José Geraldes

O beijo de Judas


A figura de Judas no processo da condenação à morte de Jesus aparece-nos envolta em mistério. Muitos autores tentaram dar uma explicação sobre a sua actuação.
Uns dizem que foi pelo dinheiro que Judas entregou Cristo. Outros adiantam que o seu amor por Cristo se converteu em ódio. E que seria um ciumento não admitindo que o Mestre tivesse gestos de afeição pelos outros apóstolos. Aliás, sabemos que havia uma certa rivalidade entre os discípulos para saber quem era o maior.
Há quem tenha escrito que Judas era um fariseu fundamentalista e não teria admitido que Jesus rompesse com a religião judaica. Daí a razão do seu suicídio.
Uma teoria muito espalhada argumenta que Judas pertencia a um grupo revolucionário –os zelotas- que lutava contra o poder dos romanos. Por isso, esperava que Cristo fosse o cabeça da revolução com que sonhava.
O que Judas não esperava, era que a revolução de Jesus não era a sua nem era alimentada pelo ódio. A revolução de Jesus era a do amor.
Quando Judas se deu conta deste facto, começou a odiá-lo e a congeminar a operação de o vender aos sumos sacerdotes.
O escritor italiano Papini admitiu a possibilidade do medo se ter apoderado de Judas para com a traição salvar a sua própria vida.
Muitas outras explicações foram dadas desde uma deformidade física de Judas ao considerar-se superior a qualquer apóstolo ou de nunca ser sua intenção trair Cristo.
Mas, passados dois mil anos, o mistério deste homem que se enforcou, após ter vendido por 30 moedas de prata Jesus Cristo de quem era apóstolo, continua por desvendar.

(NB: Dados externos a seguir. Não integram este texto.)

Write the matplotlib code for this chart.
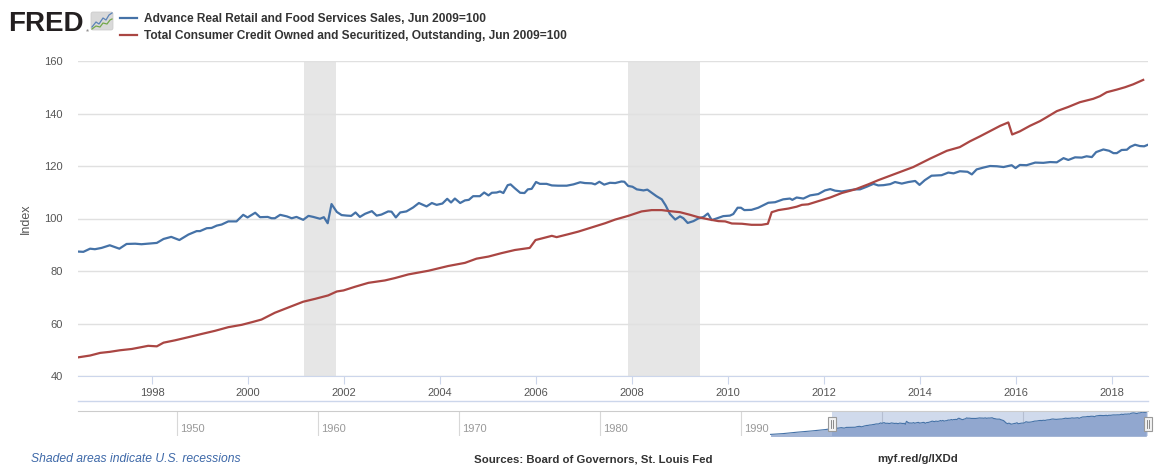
import numpy as np
import matplotlib.pyplot as plt
from matplotlib.patches import FancyBboxPatch, Rectangle

# Advance Real Retail and Food Services Sales, Jun 2009=100
retail_years = [1996.46, 1996.57, 1996.71, 1996.81, 1996.95, 1997.12, 1997.32, 1997.47, 1997.65, 1997.78,
                1998.10, 1998.24, 1998.40, 1998.57, 1998.76, 1998.93, 1999.00, 1999.14, 1999.24, 1999.35,
                1999.45, 1999.59, 1999.76, 1999.90, 1999.99, 2000.15, 2000.25, 2000.41, 2000.49, 2000.56,
                2000.67, 2000.81, 2000.91, 2001.01, 2001.15, 2001.26, 2001.36, 2001.50, 2001.58, 2001.66,
                2001.74, 2001.85, 2001.95, 2002.06, 2002.15, 2002.24, 2002.33, 2002.44, 2002.58, 2002.68,
                2002.78, 2002.92, 2002.99, 2003.08, 2003.17, 2003.30, 2003.44, 2003.56, 2003.72, 2003.83,
                2003.93, 2004.05, 2004.15, 2004.23, 2004.31, 2004.42, 2004.52, 2004.60, 2004.69, 2004.83,
                2004.92, 2005.01, 2005.08, 2005.18, 2005.25, 2005.32, 2005.41, 2005.47, 2005.56, 2005.67,
                2005.76, 2005.83, 2005.91, 2006.00, 2006.08, 2006.22, 2006.33, 2006.46, 2006.64, 2006.78,
                2006.92, 2007.02, 2007.16, 2007.23, 2007.32, 2007.42, 2007.54, 2007.65, 2007.78, 2007.84,
                2007.92, 2008.01, 2008.10, 2008.24, 2008.32, 2008.41, 2008.51, 2008.62, 2008.70, 2008.79,
                2008.90, 2009.00, 2009.07, 2009.16, 2009.28, 2009.38, 2009.49, 2009.58, 2009.66, 2009.76,
                2009.90, 2010.04, 2010.11, 2010.20, 2010.27, 2010.34, 2010.49, 2010.63, 2010.74, 2010.84,
                2010.98, 2011.15, 2011.29, 2011.34, 2011.43, 2011.57, 2011.71, 2011.88, 2012.02, 2012.13,
                2012.23, 2012.37, 2012.51, 2012.65, 2012.75, 2012.89, 2013.03, 2013.13, 2013.24, 2013.38,
                2013.48, 2013.62, 2013.76, 2013.90, 2013.99, 2014.10, 2014.24, 2014.45, 2014.59, 2014.70,
                2014.83, 2014.99, 2015.08, 2015.18, 2015.32, 2015.46, 2015.60, 2015.74, 2015.91, 2015.99,
                2016.08, 2016.22, 2016.40, 2016.57, 2016.71, 2016.85, 2016.99, 2017.09, 2017.23, 2017.37,
                2017.47, 2017.58, 2017.67, 2017.82, 2017.94, 2018.03, 2018.10, 2018.20, 2018.31, 2018.38,
                2018.48, 2018.58, 2018.67, 2018.75]
retail = [87.4, 87.3, 88.5, 88.3, 88.8, 89.8, 88.5, 90.3, 90.4, 90.2,
          90.7, 92.2, 93.0, 91.8, 93.9, 95.2, 95.2, 96.3, 96.4, 97.3,
          97.7, 98.9, 98.9, 101.4, 100.4, 102.2, 100.5, 100.6, 100.1, 100.1,
          101.4, 100.8, 100.1, 100.6, 99.5, 101.0, 100.6, 99.9, 100.5, 98.2,
          105.5, 102.5, 101.3, 101.1, 101.0, 102.3, 100.6, 101.8, 102.8, 101.1,
          101.5, 102.7, 102.6, 100.4, 102.3, 102.7, 104.2, 105.9, 104.6, 105.9,
          105.2, 105.7, 107.5, 106.1, 107.6, 105.9, 106.9, 107.1, 108.5, 108.5,
          109.9, 108.8, 109.8, 109.9, 110.3, 109.7, 112.7, 113.0, 111.5, 109.8,
          109.7, 111.1, 111.3, 113.9, 113.2, 113.2, 112.6, 112.5, 112.5, 113.0,
          113.8, 113.5, 113.4, 113.0, 114.0, 112.9, 113.6, 113.5, 114.1, 114.0,
          112.4, 112.1, 111.1, 110.7, 111.0, 109.8, 108.5, 107.3, 105.0, 101.7,
          99.6, 100.8, 100.1, 98.3, 99.0, 100.0, 100.6, 101.9, 99.4, 100.0,
          100.9, 101.1, 101.7, 104.1, 104.1, 103.2, 103.3, 104.1, 105.1, 106.0,
          106.2, 107.3, 107.6, 107.1, 108.0, 107.6, 108.8, 109.3, 110.7, 111.2,
          110.6, 110.3, 110.7, 111.1, 111.1, 112.1, 113.2, 112.6, 112.7, 113.1,
          113.9, 113.3, 113.9, 114.3, 112.8, 114.6, 116.3, 116.5, 117.5, 117.2,
          118.0, 117.8, 116.8, 118.7, 119.4, 120.0, 119.9, 119.6, 120.3, 119.2,
          120.4, 120.3, 121.3, 121.2, 121.5, 121.4, 123.0, 122.3, 123.3, 123.2,
          123.7, 123.4, 125.3, 126.3, 125.8, 124.9, 124.9, 126.1, 126.2, 127.3,
          128.1, 127.6, 127.5, 128.1]

# Total Consumer Credit Owned and Securitized, Outstanding, Jun 2009=100
credit_years = [1996.46, 1996.71, 1996.92, 1997.12, 1997.33, 1997.58, 1997.78, 1997.92, 1998.10, 1998.24,
                1998.48, 1998.76, 1999.03, 1999.31, 1999.59, 1999.87, 2000.08, 2000.28, 2000.56, 2000.84,
                2001.15, 2001.40, 2001.67, 2001.85, 2001.99, 2002.23, 2002.51, 2002.85, 2003.06, 2003.34,
                2003.76, 2004.17, 2004.52, 2004.76, 2005.01, 2005.28, 2005.56, 2005.87, 2005.99, 2006.12,
                2006.33, 2006.43, 2006.67, 2006.88, 2007.16, 2007.44, 2007.65, 2007.92, 2008.20, 2008.41,
                2008.62, 2008.79, 2009.00, 2009.21, 2009.38, 2009.59, 2009.80, 2009.94, 2010.08, 2010.29,
                2010.49, 2010.70, 2010.83, 2010.91, 2011.05, 2011.26, 2011.43, 2011.54, 2011.67, 2011.88,
                2012.13, 2012.37, 2012.65, 2012.92, 2013.13, 2013.48, 2013.86, 2014.21, 2014.56, 2014.83,
                2015.04, 2015.25, 2015.46, 2015.67, 2015.84, 2015.92, 2016.08, 2016.29, 2016.50, 2016.64,
                2016.85, 2017.09, 2017.33, 2017.61, 2017.75, 2017.89, 2018.10, 2018.27, 2018.44, 2018.65]
credit = [47.1, 47.8, 48.8, 49.2, 49.8, 50.3, 51.0, 51.5, 51.3, 52.7,
          53.6, 54.8, 56.0, 57.2, 58.6, 59.5, 60.5, 61.5, 64.1, 66.1,
          68.3, 69.4, 70.7, 72.2, 72.6, 74.0, 75.5, 76.4, 77.3, 78.7,
          80.1, 81.9, 83.1, 84.7, 85.5, 86.8, 88.0, 88.8, 91.8, 92.4,
          93.4, 92.9, 94.0, 95.0, 96.6, 98.2, 99.6, 101.0, 102.7, 103.2,
          103.2, 102.8, 102.4, 101.4, 100.5, 99.7, 99.0, 98.9, 98.1, 98.0,
          97.6, 97.6, 98.0, 102.4, 103.2, 103.8, 104.5, 105.2, 105.4, 106.6,
          108.0, 109.7, 111.1, 113.0, 114.6, 117.0, 119.6, 122.8, 125.8, 127.2,
          129.4, 131.3, 133.3, 135.3, 136.6, 132.0, 133.2, 135.3, 137.1, 138.6,
          140.9, 142.5, 144.3, 145.6, 146.6, 148.1, 149.1, 150.0, 151.1, 152.8]

# earlier part of the retail series, only visible in the navigator
nav_early_years = [1992.1, 1993.0, 1994.0, 1995.0, 1996.0]
nav_early = [73.0, 75.0, 78.5, 81.5, 85.0]

recessions = [(2001.167, 2001.833), (2007.917, 2009.417)]
year_ticks = list(range(1998, 2019, 2))
nav_ticks = list(range(1950, 2011, 10))
y_ticks = list(range(40, 161, 20))

BLUE = '#4572a7'
RED = '#aa4643'
W, H = 1168, 470

plt.rcParams['font.family'] = ['Liberation Sans', 'DejaVu Sans']
fig = plt.figure(figsize=(W / 100, H / 100), dpi=100)


def box(x0, y0, x1, y1):
    return [x0 / W, 1 - y1 / H, (x1 - x0) / W, (y1 - y0) / H]


# main chart
ax = fig.add_axes(box(78, 61, 1148, 376))
for a, b in recessions:
    ax.axvspan(a, b, color='#e6e6e6', lw=0, zorder=0)
ax.plot(retail_years, retail, color=BLUE, lw=1.6, zorder=3,
        label='Advance Real Retail and Food Services Sales, Jun 2009=100')
ax.plot(credit_years, credit, color=RED, lw=1.6, zorder=3,
        label='Total Consumer Credit Owned and Securitized, Outstanding, Jun 2009=100')
ax.set_xlim(1996.458, 2018.75)
ax.set_ylim(40, 160)
ax.set_yticks(y_ticks)
ax.set_xticks(year_ticks)
ax.grid(axis='y', color='#e0e0e0', lw=1)
ax.set_axisbelow(True)
for s in ['top', 'right', 'left']:
    ax.spines[s].set_visible(False)
ax.spines['bottom'].set_color('#ccd6eb')
ax.spines['bottom'].set_zorder(4)
ax.tick_params(axis='y', length=0, pad=11, labelsize=8, labelcolor='#555555')
ax.tick_params(axis='x', length=6, color='#ccd6eb', pad=3, labelsize=8, labelcolor='#555555')
ax.set_ylabel('Index', fontsize=9, color='#555555', labelpad=9)

# legend
fig.legend(loc='upper left', bbox_to_anchor=(120 / W, 1 - 13 / H), frameon=False,
           handlelength=1.45, handletextpad=0.6, labelspacing=0.4, borderpad=0,
           borderaxespad=0, prop={'size': 8.6, 'weight': 'bold'}, labelcolor='#333333')

# navigator
nav = fig.add_axes(box(78, 411, 1148, 436))
nav_x = nav_early_years + retail_years
nav_y = nav_early + retail
nav.fill_between(nav_x, nav_y, 60, color='#a4b6d6', lw=0, zorder=1)
nav.plot(nav_x, nav_y, color=BLUE, lw=0.8, zorder=2)
nav.set_xlim(1942.98, 2018.87)
nav.set_ylim(69, 131)
nav.axvspan(retail_years[0], 2018.87, color='#6685c2', alpha=0.3, lw=0, zorder=1.5)
for t in nav_ticks:
    nav.axvline(t, color='#d8d8d8', lw=0.8, zorder=0)
    nav.text(t + 0.25, 0.3, str(t), transform=nav.get_xaxis_transform(),
             fontsize=8, color='#999999', va='center', ha='left', zorder=0.5)
nav.set_xticks([])
nav.set_yticks([])
for s in ['bottom', 'right', 'left']:
    nav.spines[s].set_visible(False)
nav.spines['top'].set_color('#cccccc')

# overlay in pixel coordinates for the page decorations
ov = fig.add_axes([0, 0, 1, 1], zorder=10)
ov.set_xlim(0, W)
ov.set_ylim(H, 0)
ov.axis('off')
ov.plot([78, 1148], [400.5, 400.5], color='#ccd6eb', lw=1)

fig.canvas.draw()
for hx in [retail_years[0], 2018.87]:
    px = nav.transData.transform((hx, 0))[0]
    ov.add_patch(Rectangle((px - 4, 417), 8, 14, facecolor='#f2f2f2', edgecolor='#999999', lw=0.8))
    ov.plot([px - 1, px - 1], [420, 428], color='#777777', lw=0.6)
    ov.plot([px + 1, px + 1], [420, 428], color='#777777', lw=0.6)

# FRED logo
ov.text(8, 31, 'FRED', fontsize=20, fontweight='bold', color='#231f20', va='baseline', ha='left')
ov.text(86, 32, '®', fontsize=3, color='#231f20', va='baseline')
ov.add_patch(FancyBboxPatch((91, 12), 22, 18, boxstyle='round,pad=0,rounding_size=2',
                            facecolor='#d9d9d9', edgecolor='#c8c8c8', lw=0.5))
ov.plot([92, 96, 99, 103, 106, 109, 112], [27, 22, 24, 18, 20, 15, 13], color='#5b83b7', lw=0.9)
ov.plot([92, 96, 100, 103, 107, 110, 112], [29, 26, 27, 23, 24, 20, 19], color='#74a84a', lw=0.9)

# footer
ov.text(31, 459, 'Shaded areas indicate U.S. recessions', fontsize=8.75, style='italic',
        color='#3d68a8', va='center', ha='left')
ov.text(474, 459, 'Sources: Board of Governors, St. Louis Fed', fontsize=8.2, fontweight='bold',
        color='#333333', va='center', ha='left')
ov.text(877, 459, 'myf.red/g/lXDd', fontsize=8.2, fontweight='bold',
        color='#333333', va='center', ha='left')

fig.savefig('out.png', dpi=100)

Os evangelistas referem um episódio em que ele foi protagonista e nos dá indicações sobre a sua personalidade. O acontecimento dá-se em Betânia. Estamos a seis dias da Páscoa judaica. E realizava-se um banquete em honra de Lázaro que Jesus havia ressuscitado. Sua irmã Maria para agradecer a cura unge os pés de Jesus com um perfume de nardo de preço muito alto. Preço que se pode dizer superior ao salário de um trabalhador
Durante um ano inteiro.
Judas reage negativamente: “ Para quê este desperdício? Este perfume podia vender-se por mais de trezentos denários que se poderiam dar aos pobres”. Mas o seu protesto caiu tão mal que o evangelista João anota, sabendo do seu ar hipócrita: “Disse isto, não porque se preocupasse com os pobres mas porque era ladrão, e, como tinha a bolsa do dinheiro, tirava o que nela se deitava”. A hostilidade para com Judas é evidente.
Mesmo assim o mistério da entrega de Jesus fica por esclarecer. Judas ficará como símbolo da traição para toda a História. Romano Guardini, teólogo alemão, vê no gesto de Judas o que é o Homem. “Judas revela-nos a nós mesmos”. E lança a pergunta : “Não há em nossas vidas muitos dias em que abandonamos a nossa melhor verdade, o nosso sentimento mais sagrado nosso dever, o nosso amor, por uma vaidade, uma sensualidade, um proveito, uma segurança, um ódio, uma vingança? Valerá isso mais do
que 30 moedas de prata” ?
A traição não se coaduna com a Páscoa. Jesus morre exactamente para nos libertar de todas as traições. E para que não se repita o festo de Judas que afronta a dignidade humana.
Quem se move de traição em traição nega a mensagem cristã. Atenta contra os direitos de cada um. Atola-se na mentira. Põe em cheque a lealdade.
Na medida em que a traição desaparece, acontece Páscoa. Nasce o Homem novo. E o sol da Ressurreição ilumina os caminhos do mundo.